Night's Candles Are Burnt Out, Seán Keating, 1889–1977
As part of the Work on Climate Expert Office Hours, I had a chance to talk to Dave, a renewable energy technologist at Google.
A few notes on our conversation:
Book recommendations on energy
- "The Grid" by Gretchen Bakke (talks about challenges of integrating intermittent renewables into the grid)
- "Powering in the Future" by Robert Laughlin (good for energy nerds)
- "Energy and Civilization" by Vaclav Smil (about the role of energy in human civilization)
- "The Climate Casino" by William Nordhaus (on climate economics and renewable energy)
- "A Citizen's Guide to Climate Success" by Mark Jaccard (policy book, also funny)
- Short Circuiting Policy by Leah Stokes (if you want to get angry about policy)
Current challenges
- Supplying clean energy for data centers
- Rapidly growing need for data centers to power large language models
- Increasing efficiency of these models 100x could prevent devastating CO2 emissions
- Transmission Bottlenecks
- Building out more high-voltage transmission lines is a major bottleneck
- Many transmission projects stalled due to "not in my backyard" opposition
- New wind/solar farms are pointless without transmission to get electricity onto grid
- Intermittency and Weather Forecasting
- Classic problem of wind/solar being intermittent and mismatched to demand
- Improved weather forecasting is crucial for optimizing renewable dispatch
- More predictive capability through better weather models is imperative
- Optimal Power Flow (OPF) Modeling
- Solving OPF problem is key for grid operators to avoid overloads/blackouts
- OPF models determine optimal electricity flows during periods of energy scarcity
- Understanding OPF is valuable for using computing/software for renewable integration
- Overall grid management challenges
- Intermittency of renewables coupled with transmission constraints
- Inability to perfectly predict and match supply/demand
- Must be overcome for effective integration of high levels of renewables
Role of Nuclear Energy
- We have to build a lot more nuclear power plants. Nuclear power provides stable baseload power and is one of the safest forms of electrical power generation
- It produces a tiny amount of nuclear waste, which can be managed despite opposition
- Once built and paid off, nuclear plants can last 100 years and provide inexpensive, stable power
- The French have perfected building nuclear plants cost-effectively, achieving economies of scale and low carbon intensity
- as of Dec 2023, they generate 2/3 of electricity from nuclear.
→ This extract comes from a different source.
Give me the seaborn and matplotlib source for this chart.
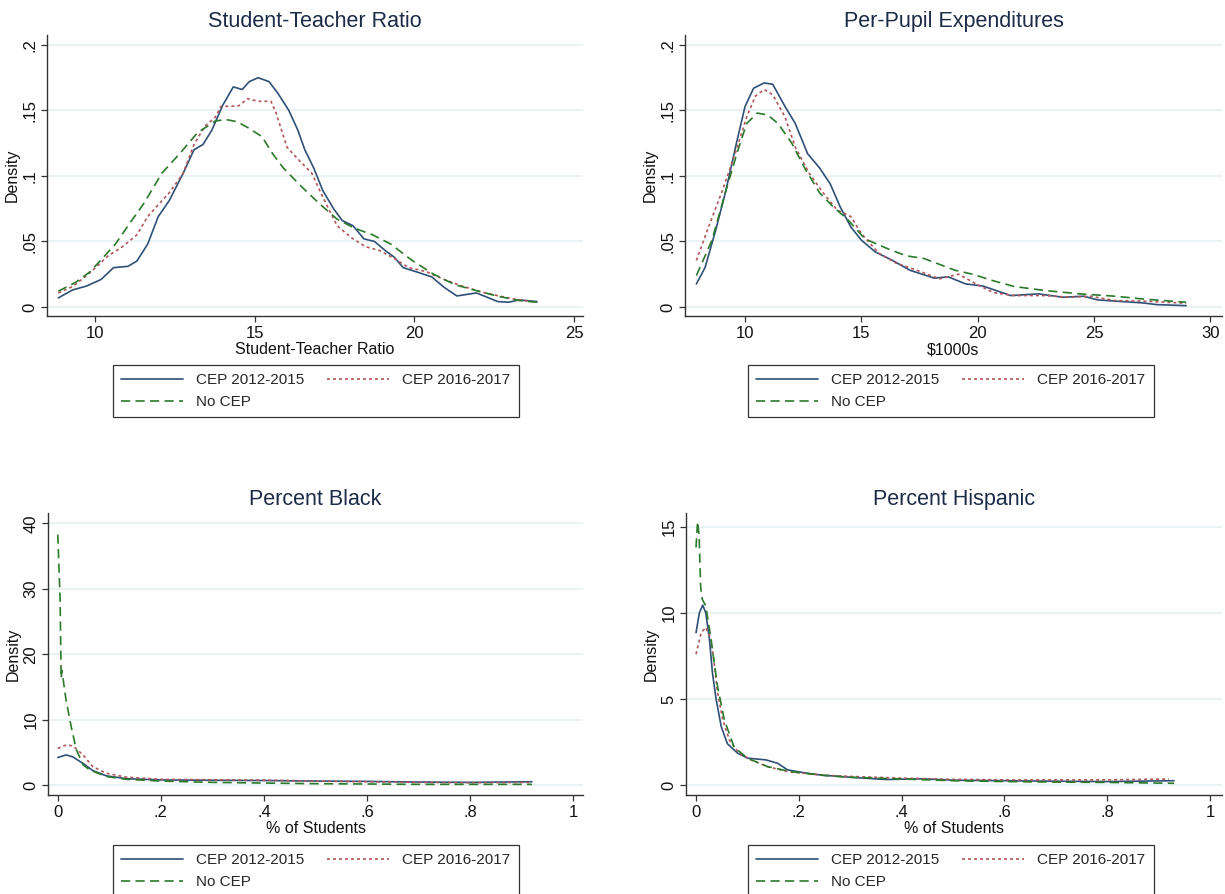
import numpy as np
import pandas as pd
import matplotlib
matplotlib.use("Agg")
import matplotlib.pyplot as plt
import seaborn as sns

# ---------------- data ----------------
labels = ["CEP 2012-2015", "CEP 2016-2017", "No CEP"]

# Panel 1: Student-Teacher Ratio
st_x_a = [8.85, 9.3, 9.74, 10.19, 10.58, 11.03, 11.31, 11.65, 11.98, 12.32, 12.76, 13.1, 13.38, 13.66, 14.0,
          14.33, 14.61, 14.83, 15.11, 15.45, 15.73, 16.07, 16.35, 16.57, 16.85, 17.13, 17.47, 17.74, 18.08,
          18.42, 18.75, 19.09, 19.37, 19.65, 20.04, 20.54, 20.93, 21.33, 21.94, 22.28, 22.61, 22.95, 23.28, 23.84]
st_y_a = [0.0069, 0.013, 0.016, 0.021, 0.030, 0.031, 0.035, 0.048, 0.069, 0.081, 0.102, 0.120, 0.124, 0.135, 0.154,
          0.168, 0.166, 0.172, 0.175, 0.172, 0.163, 0.150, 0.135, 0.120, 0.106, 0.089, 0.075, 0.066, 0.062,
          0.052, 0.050, 0.043, 0.038, 0.030, 0.027, 0.023, 0.015, 0.0084, 0.0107, 0.0074, 0.0041, 0.0036, 0.0054, 0.0041]
st_x_b = [8.85, 9.3, 9.74, 9.97, 10.41, 10.86, 11.31, 11.65, 11.98, 12.32, 12.76, 13.1, 13.44, 13.77, 13.94,
          14.5, 14.78, 15.11, 15.51, 15.67, 16.01, 16.35, 16.79, 17.13, 17.58, 18.02, 18.47, 18.92, 19.37,
          19.82, 20.37, 20.93, 21.49, 22.17, 22.84, 23.28, 23.84]
st_y_b = [0.0107, 0.0156, 0.024, 0.029, 0.039, 0.046, 0.055, 0.069, 0.078, 0.087, 0.102, 0.124, 0.138, 0.145, 0.153,
          0.1535, 0.159, 0.157, 0.157, 0.148, 0.122, 0.113, 0.102, 0.084, 0.062, 0.053, 0.046, 0.043, 0.037,
          0.030, 0.027, 0.021, 0.016, 0.011, 0.0074, 0.0054, 0.0036]
st_x_c = [8.85, 9.41, 9.85, 10.19, 10.64, 11.09, 11.53, 12.09, 12.65, 13.21, 13.77, 14.11, 14.44, 14.78, 15.23,
          15.56, 15.9, 16.46, 17.02, 17.58, 18.14, 18.7, 19.26, 19.93, 20.6, 21.27, 21.94, 22.61, 23.28, 23.84]
st_y_c = [0.012, 0.019, 0.027, 0.036, 0.048, 0.064, 0.079, 0.102, 0.117, 0.133, 0.142, 0.143, 0.1415, 0.137, 0.130,
          0.117, 0.106, 0.092, 0.079, 0.067, 0.060, 0.055, 0.048, 0.0355, 0.025, 0.017, 0.0125, 0.0082, 0.0049, 0.0036]

# Panel 2: Per-Pupil Expenditures ($1000s)
pp_x_a = [7.91, 8.28, 8.73, 9.18, 9.63, 10.0, 10.37, 10.82, 11.19, 11.72, 12.16, 12.69, 13.21, 13.66, 14.1,
          14.55, 15.0, 15.6, 16.34, 17.09, 18.13, 18.73, 19.48, 20.22, 21.42, 22.61, 23.66, 24.55, 25.15,
          26.04, 27.09, 27.69, 28.96]
pp_y_a = [0.0176, 0.030, 0.058, 0.089, 0.125, 0.153, 0.167, 0.171, 0.170, 0.153, 0.140, 0.117, 0.106, 0.094, 0.076,
          0.061, 0.051, 0.042, 0.0355, 0.028, 0.022, 0.023, 0.0176, 0.016, 0.0087, 0.010, 0.0074, 0.0082, 0.0054,
          0.0043, 0.0031, 0.0018, 0.0010]
pp_x_b = [7.91, 8.43, 9.03, 9.63, 10.07, 10.45, 10.82, 11.19, 11.72, 12.16, 12.76, 13.36, 13.96, 14.55, 15.0,
          15.75, 16.49, 17.39, 18.36, 19.18, 19.93, 20.67, 21.57, 22.91, 23.96, 24.85, 25.9, 27.39, 28.96]
pp_y_b = [0.0355, 0.061, 0.089, 0.120, 0.145, 0.161, 0.166, 0.162, 0.145, 0.122, 0.102, 0.087, 0.074, 0.069, 0.056,
          0.041, 0.0335, 0.028, 0.0215, 0.025, 0.0176, 0.011, 0.0087, 0.0087, 0.0074, 0.0082, 0.0049, 0.0043, 0.0028]
pp_x_c = [7.91, 8.58, 9.18, 9.7, 10.07, 10.52, 10.97, 11.42, 12.01, 12.61, 13.21, 13.81, 14.4, 15.15, 16.19,
          16.94, 17.69, 19.03, 19.78, 20.67, 21.57, 22.91, 24.4, 25.9, 27.09, 28.96]
pp_y_c = [0.024, 0.051, 0.089, 0.120, 0.140, 0.148, 0.1466, 0.140, 0.125, 0.1045, 0.087, 0.076, 0.067, 0.052, 0.044,
          0.039, 0.037, 0.028, 0.025, 0.020, 0.0156, 0.0125, 0.010, 0.0082, 0.0061, 0.0036]

# Panel 3: Percent Black (share of students)
bl_x_a = [0.0, 0.016, 0.029, 0.049, 0.068, 0.094, 0.133, 0.2, 0.3, 0.4, 0.5, 0.6, 0.7, 0.8, 0.92]
bl_y_a = [4.2, 4.6, 4.3, 3.3, 2.2, 1.4, 0.97, 0.77, 0.72, 0.68, 0.6, 0.55, 0.45, 0.4, 0.5]
bl_x_b = [0.0, 0.016, 0.029, 0.049, 0.068, 0.094, 0.133, 0.2, 0.3, 0.4, 0.5, 0.6, 0.7, 0.8, 0.92]
bl_y_b = [5.6, 6.1, 6.0, 4.6, 2.8, 1.8, 1.2, 0.87, 0.8, 0.75, 0.6, 0.5, 0.4, 0.35, 0.4]
bl_x_c = [0.0, 0.0045, 0.0065, 0.008, 0.016, 0.026, 0.036, 0.049, 0.062, 0.094, 0.133, 0.2, 0.3, 0.4, 0.5, 0.6, 0.7, 0.8, 0.92]
bl_y_c = [38.3, 28.3, 16.3, 17.5, 13.0, 8.9, 5.4, 3.1, 2.3, 1.3, 0.87, 0.6, 0.4, 0.3, 0.2, 0.15, 0.1, 0.1, 0.1]

# Panel 4: Percent Hispanic (share of students)
hi_x_a = [0.0, 0.0065, 0.013, 0.019, 0.026, 0.032, 0.039, 0.049, 0.061, 0.081, 0.1, 0.136, 0.159, 0.178, 0.217,
          0.243, 0.3, 0.37, 0.44, 0.5, 0.6, 0.7, 0.8, 0.93]
hi_y_a = [8.85, 10.0, 10.45, 10.0, 8.5, 6.5, 5.0, 3.4, 2.4, 1.85, 1.56, 1.46, 1.26, 0.88, 0.68,
          0.58, 0.45, 0.32, 0.36, 0.28, 0.25, 0.22, 0.2, 0.25]
hi_x_b = [0.0, 0.01, 0.019, 0.029, 0.036, 0.042, 0.052, 0.065, 0.084, 0.107, 0.139, 0.178, 0.243, 0.3, 0.4,
          0.5, 0.6, 0.7, 0.8, 0.92]
hi_y_b = [7.6, 8.85, 9.15, 8.5, 6.9, 5.35, 3.8, 2.6, 1.85, 1.46, 1.07, 0.78, 0.58, 0.5, 0.4,
          0.33, 0.3, 0.3, 0.3, 0.35]
hi_x_c = [0.0, 0.003, 0.006, 0.009, 0.012, 0.019, 0.029, 0.042, 0.055, 0.074, 0.1, 0.139, 0.184, 0.25, 0.3, 0.4,
          0.5, 0.6, 0.7, 0.8, 0.93]
hi_y_c = [13.8, 15.3, 14.5, 11.5, 10.8, 10.4, 8.5, 5.7, 3.8, 2.2, 1.56, 1.07, 0.78, 0.55, 0.45, 0.35,
          0.25, 0.2, 0.17, 0.15, 0.1]

titles = ["Student-Teacher Ratio", "Per-Pupil Expenditures", "Percent Black", "Percent Hispanic"]
xlabels = ["Student-Teacher Ratio", "$1000s", "% of Students", "% of Students"]
ylabel = "Density"

xticks = [[10, 15, 20, 25], [10, 15, 20, 25, 30], [0, 0.2, 0.4, 0.6, 0.8, 1], [0, 0.2, 0.4, 0.6, 0.8, 1]]
xticklabels = [["10", "15", "20", "25"], ["10", "15", "20", "25", "30"],
               ["0", ".2", ".4", ".6", ".8", "1"], ["0", ".2", ".4", ".6", ".8", "1"]]
yticks = [[0, 0.05, 0.1, 0.15, 0.2], [0, 0.05, 0.1, 0.15, 0.2], [0, 10, 20, 30, 40], [0, 5, 10, 15]]
yticklabels = [["0", ".05", ".1", ".15", ".2"], ["0", ".05", ".1", ".15", ".2"],
               ["0", "10", "20", "30", "40"], ["0", "5", "10", "15"]]

panels = [
    [(st_x_a, st_y_a), (st_x_b, st_y_b), (st_x_c, st_y_c)],
    [(pp_x_a, pp_y_a), (pp_x_b, pp_y_b), (pp_x_c, pp_y_c)],
    [(bl_x_a, bl_y_a), (bl_x_b, bl_y_b), (bl_x_c, bl_y_c)],
    [(hi_x_a, hi_y_a), (hi_x_b, hi_y_b), (hi_x_c, hi_y_c)],
]

# ---------------- styling ----------------
sns.set_style("white")
plt.rcParams['font.family'] = ['Liberation Sans', 'DejaVu Sans']

colors = ["#2f5077", "#b0575b", "#2a7a2a"]
styles = ["-", (0, (1.8, 1.8)), (0, (5.5, 3.2))]
title_color = "#1c2b48"

W, H = 1225, 894
fig = plt.figure(figsize=(W / 100, H / 100), dpi=100)

# axes rectangles in pixels: (left, top, right, bottom)
rects = [(47, 35, 583, 316), (685, 35, 1222, 316), (48, 513, 583, 795), (686, 513, 1222, 795)]
xlims = [(8.497, 25.28), (7.42, 30.5), (-0.019, 1.019), (-0.0195, 1.0234)]
ylims = [(-0.0069, 0.2076), (-0.0069, 0.2076), (-1.53, 41.6), (-0.58, 15.8)]
legend_pos = [(113, 365), (748, 365), (113, 845), (748, 845)]

for i in range(4):
    l, t, r, b = rects[i]
    ax = fig.add_axes([l / W, 1 - b / H, (r - l) / W, (b - t) / H])
    for j, (xs, ys) in enumerate(panels[i]):
        df = pd.DataFrame({"x": xs, "y": ys})
        sns.lineplot(data=df, x="x", y="y", ax=ax, color=colors[j], linestyle=styles[j],
                     linewidth=1.2, label=labels[j], sort=False, estimator=None)
    ax.set_xlim(*xlims[i])
    ax.set_ylim(*ylims[i])
    ax.set_xticks(xticks[i])
    ax.set_xticklabels(xticklabels[i])
    ax.set_yticks(yticks[i])
    ax.set_yticklabels(yticklabels[i], rotation=90, va="center")
    ax.yaxis.grid(True, color="#e8f0f2", linewidth=1.2)
    ax.set_axisbelow(True)
    for s in ["top", "right"]:
        ax.spines[s].set_visible(False)
    for s in ["left", "bottom"]:
        ax.spines[s].set_color("#333333")
        ax.spines[s].set_linewidth(1.0)
    ax.tick_params(axis="both", which="major", direction="out", length=4, width=0.9,
                   color="#333333", labelsize=12, labelcolor="#111111", pad=3,
                   left=True, bottom=True)
    ax.set_title(titles[i], fontsize=15.5, color=title_color, pad=6)
    ax.set_xlabel(xlabels[i], fontsize=11.5, labelpad=1, color="#111111")
    ax.set_ylabel(ylabel, fontsize=11.5, labelpad=1.5, color="#111111")

    h, lab = ax.get_legend_handles_labels()
    order = [0, 2, 1]
    ax.legend([h[k] for k in order], [lab[k] for k in order], ncol=2,
              loc="upper left", bbox_to_anchor=(legend_pos[i][0] / W, 1 - legend_pos[i][1] / H),
              bbox_transform=fig.transFigure, frameon=True, fancybox=False,
              edgecolor="#333333", framealpha=1, fontsize=11,
              handlelength=4.0, handletextpad=0.9, columnspacing=1.5,
              labelspacing=0.5, borderpad=0.55, borderaxespad=0)
    ax.get_legend().get_frame().set_linewidth(0.9)

fig.savefig("out.png", dpi=100, facecolor="white")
- they have one of the lowest CO2 emissions per unit of electricity in the world at 85g of CO2/kWh, compared to global average of 438.
on Fusion
- Dave spent 5 years working on fusion energy at Google, mostly exploring ideas that didn't pan out
- Commonwealth Fusion Sciences, an MIT startup, has a promising approach combining high-temperature superconductivity with toroidal Tokamak fusion
- Their approach is based on well-understood models, making it more predictable and engineerable
- However, fusion is still at an early stage, similar to solar energy in the 1950s before silicon cells became practical
- Fusion may be viable for future generations, but serious decarbonization efforts can't rely on it in the near-term
what he wished people knew more about energy
- energy in food
- You can put food into a calorimeter and figure out its energy content in joules.
- For a potato, if you burn it in a calorimeter, you'll find out how many joules of energy it contains.
- You can then trace back how many joules of fossil energy it took to produce that potato.
- Divide the fossil energy input by the food energy output, and you get a dimensionless ratio in joules per joule.
- For a potato, it's something like one quarter of a joule of fossil energy per joule of food energy, so a 4 to 1 ratio.
- That's not great that fossil energy is still burned to make a potato, but at least it's 4 joules out for every 1 in.
- If you look at the American diet on average, it's about 8 joules of fossil energy per joule of food energy.
- So the American diet is about 30 times worse than just eating potatoes in terms of embedded fossil energy.
- energy in air travel
- He's happy Google Flights shows you the tons of CO2 emitted for flight routes.
- People should especially avoid short flights, as a lot of emissions come from the energy expended in the climb to cruising altitude.
- For short flights, planes may never reach that cruising altitude before descending.
- Long distance isn't good either, as it burns more fuel over a longer distance.
- If people were more aware, we'd have electrified high-speed rail networks which are much easier to decarbonize than air travel.
- Airplanes running on batteries are either too heavy or too short range currently.
imparting words
- get to know your neighbors and the people around you
- volunteer for a nonprofit / start your own like Dave
- Dave started his own nonprofit that he volunteers for
- find joy and happiness close to home and in their own communities, this can make communities stronger and happier
- The implication is that being engaged locally and finding fulfillment in one's community can lead to lower climate impacts from factors like reduced consumption, travel, etc.